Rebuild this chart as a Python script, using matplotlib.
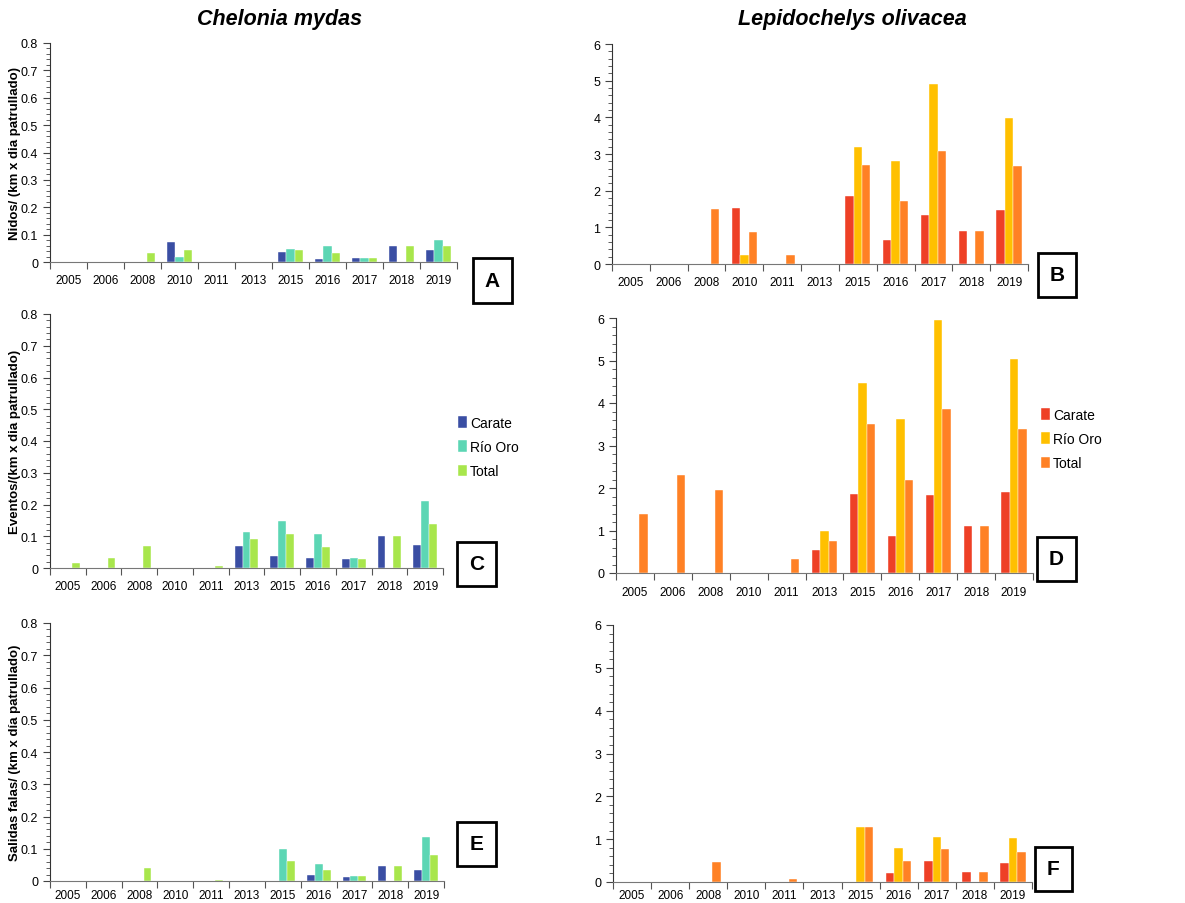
import numpy as np
import matplotlib
matplotlib.use('Agg')
import matplotlib.pyplot as plt
from matplotlib.patches import Rectangle
from matplotlib.ticker import MultipleLocator

plt.rcParams['font.family'] = ['Liberation Sans', 'DejaVu Sans']

years = ['2005', '2006', '2008', '2010', '2011', '2013', '2015', '2016', '2017', '2018', '2019']
series = ['Carate', 'Río Oro', 'Total']

# Chelonia mydas
cm_nidos_carate = [0, 0, 0, 0.073, 0, 0, 0.035, 0.010, 0.016, 0.059, 0.044]
cm_nidos_rio = [0, 0, 0, 0.018, 0, 0, 0.046, 0.059, 0.016, 0, 0.079]
cm_nidos_total = [0, 0, 0.032, 0.043, 0.001, 0, 0.043, 0.032, 0.016, 0.059, 0.059]

cm_eventos_carate = [0, 0, 0, 0, 0, 0.070, 0.037, 0.032, 0.027, 0.102, 0.074]
cm_eventos_rio = [0, 0, 0, 0, 0, 0.114, 0.147, 0.107, 0.030, 0, 0.210]
cm_eventos_total = [0.015, 0.033, 0.070, 0, 0.007, 0.090, 0.107, 0.067, 0.027, 0.101, 0.139]

cm_salidas_carate = [0, 0, 0, 0, 0, 0, 0, 0.020, 0.013, 0.046, 0.035]
cm_salidas_rio = [0, 0, 0, 0, 0, 0, 0.100, 0.052, 0.015, 0, 0.136]
cm_salidas_total = [0, 0, 0.041, 0, 0.003, 0, 0.063, 0.034, 0.015, 0.046, 0.081]

# Lepidochelys olivacea
lo_nidos_carate = [0, 0, 0, 1.53, 0, 0, 1.85, 0.66, 1.34, 0.89, 1.48]
lo_nidos_rio = [0, 0, 0, 0.24, 0, 0, 3.20, 2.82, 4.91, 0, 3.98]
lo_nidos_total = [0, 0, 1.51, 0.86, 0.24, 0, 2.70, 1.71, 3.09, 0.89, 2.67]

lo_eventos_carate = [0, 0, 0, 0, 0, 0.54, 1.85, 0.86, 1.83, 1.11, 1.91]
lo_eventos_rio = [0, 0, 0, 0, 0, 0.99, 4.48, 3.62, 5.96, 0, 5.03]
lo_eventos_total = [1.40, 2.30, 1.95, 0, 0.33, 0.75, 3.51, 2.19, 3.86, 1.11, 3.39]

lo_salidas_carate = [0, 0, 0, 0, 0, 0, 0, 0.21, 0.50, 0.23, 0.44]
lo_salidas_rio = [0, 0, 0, 0, 0, 0, 1.29, 0.80, 1.06, 0, 1.03]
lo_salidas_total = [0, 0, 0.46, 0, 0.08, 0, 1.29, 0.48, 0.78, 0.23, 0.71]

cm_colors = ['#3a4ea3', '#5cd6b4', '#a8e64c']
lo_colors = ['#ee4026', '#ffc000', '#ff8125']

fig = plt.figure(figsize=(11.85, 9.04), dpi=100)

W, H = 1185, 904


def px_axes(x0, y0, x1, y1):
    # axes from pixel box (top-left origin)
    return fig.add_axes([x0 / W, 1 - y1 / H, (x1 - x0) / W, (y1 - y0) / H])


def draw_panel(ax, data, colors, ymax, major, minor, ylabel=None, xpad=9):
    x = np.arange(len(years)) + 0.5
    w = 0.222
    for i, (vals, c) in enumerate(zip(data, colors)):
        ax.bar(x + (i - 1) * w, vals, w, color=c, label=series[i],
               edgecolor='white', linewidth=0.3)
    ax.set_xlim(0, len(years))
    ax.set_ylim(0, ymax)
    ax.set_xticks(np.arange(len(years) + 1))
    ax.set_xticklabels([])
    ax.set_xticks(x, minor=True)
    ax.set_xticklabels(years, minor=True, fontsize=8.5)
    ax.tick_params(axis='x', which='major', direction='out', length=5, color='#555555')
    ax.tick_params(axis='x', which='minor', length=0, pad=xpad)
    ax.yaxis.set_major_locator(MultipleLocator(major))
    ax.yaxis.set_minor_locator(MultipleLocator(minor))
    ax.tick_params(axis='y', which='major', length=5, labelsize=9, color='#444444')
    ax.tick_params(axis='y', which='minor', length=3, color='#444444')
    if major < 1:
        ax.set_yticks(np.round(np.arange(0, ymax + 1e-9, major), 1))
        ax.set_yticklabels(['0'] + ['%.1f' % v for v in np.arange(major, ymax + 1e-9, major)])
    for s in ['top', 'right']:
        ax.spines[s].set_visible(False)
    ax.spines['left'].set_color('#333333')
    ax.spines['bottom'].set_color('#777777')
    if ylabel:
        ax.set_ylabel(ylabel, fontsize=9.5, fontweight='bold', labelpad=0)


def letter_box(x0, y0, x1, y1, letter):
    fig.add_artist(Rectangle((x0 / W, 1 - y1 / H), (x1 - x0) / W, (y1 - y0) / H,
                             transform=fig.transFigure, fill=False,
                             edgecolor='black', linewidth=2))
    fig.text((x0 + x1) / 2 / W, 1 - (y0 + y1) / 2 / H, letter, ha='center', va='center',
             fontsize=15, fontweight='bold')


axA = px_axes(50, 44, 457, 263)
draw_panel(axA, [cm_nidos_carate, cm_nidos_rio, cm_nidos_total], cm_colors, 0.8, 0.1, 0.02,
           'Nidos/ (km x dia patrullado)')
axC = px_axes(50, 315, 443, 569)
draw_panel(axC, [cm_eventos_carate, cm_eventos_rio, cm_eventos_total], cm_colors, 0.8, 0.1, 0.02,
           'Eventos/(km x dia patrullado)')
axE = px_axes(50, 624, 444, 882)
draw_panel(axE, [cm_salidas_carate, cm_salidas_rio, cm_salidas_total], cm_colors, 0.8, 0.1, 0.02,
           'Salidas falas/ (km x día patrullado)', xpad=6)

axB = px_axes(612, 45, 1028, 265)
draw_panel(axB, [lo_nidos_carate, lo_nidos_rio, lo_nidos_total], lo_colors, 6, 1, 0.2)
axD = px_axes(616, 319, 1033, 574)
draw_panel(axD, [lo_eventos_carate, lo_eventos_rio, lo_eventos_total], lo_colors, 6, 1, 0.2)
axF = px_axes(613, 626, 1032, 883)
draw_panel(axF, [lo_salidas_carate, lo_salidas_rio, lo_salidas_total], lo_colors, 6, 1, 0.2,
           xpad=5)

for ax, (lx, ly) in [(axC, (458, 448)), (axD, (1041, 440))]:
    h, l = ax.get_legend_handles_labels()
    fig.legend(h, l, loc='center left', bbox_to_anchor=(lx / W, 1 - ly / H),
               frameon=False, fontsize=10, handlelength=0.65, handleheight=0.9,
               handletextpad=0.2, labelspacing=0.75, borderpad=0, borderaxespad=0)

letter_box(473, 259, 512, 304, 'A')
letter_box(1038, 254, 1076, 298, 'B')
letter_box(457, 543, 496, 587, 'C')
letter_box(1037, 538, 1076, 582, 'D')
letter_box(457, 823, 496, 867, 'E')
letter_box(1035, 848, 1072, 892, 'F')

fig.text(280 / W, 1 - 19 / H, 'Chelonia mydas', ha='center', va='center',
         fontsize=15.5, fontweight='bold', fontstyle='italic')
fig.text(852 / W, 1 - 19 / H, 'Lepidochelys olivacea', ha='center', va='center',
         fontsize=15.5, fontweight='bold', fontstyle='italic')

fig.savefig('out.png', dpi=100)
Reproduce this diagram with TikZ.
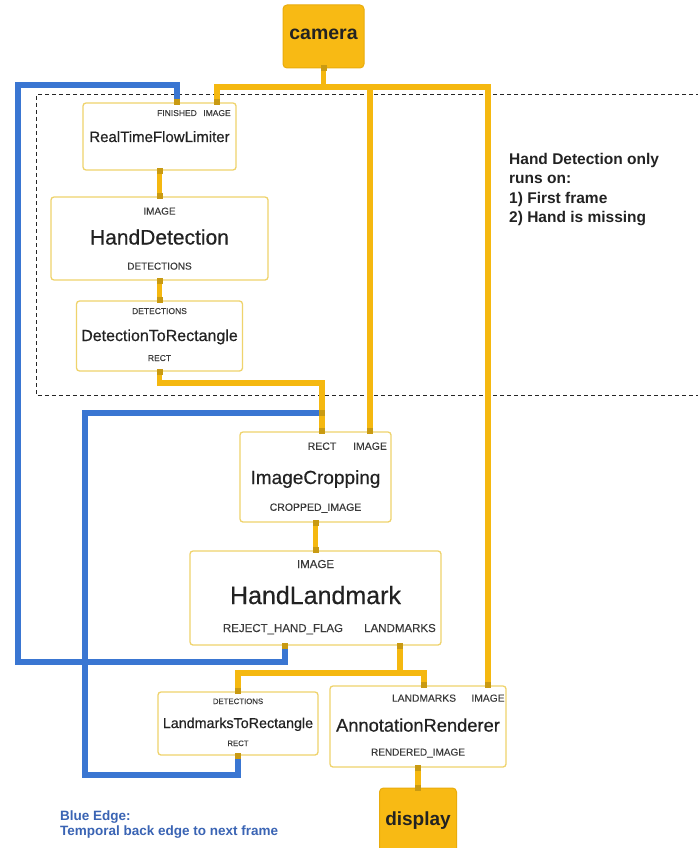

:::

Aim of the task
Starting at the first line of the entries, restate word for word everything through the line that holds "from matplotlib.ticker import MultipleLocator", both ends included, but omit any pictures.

The response
Rebuild this chart as a Python script, using matplotlib.
import numpy as np
import matplotlib
matplotlib.use('Agg')
import matplotlib.pyplot as plt
from matplotlib.patches import Rectangle
from matplotlib.ticker import MultipleLocator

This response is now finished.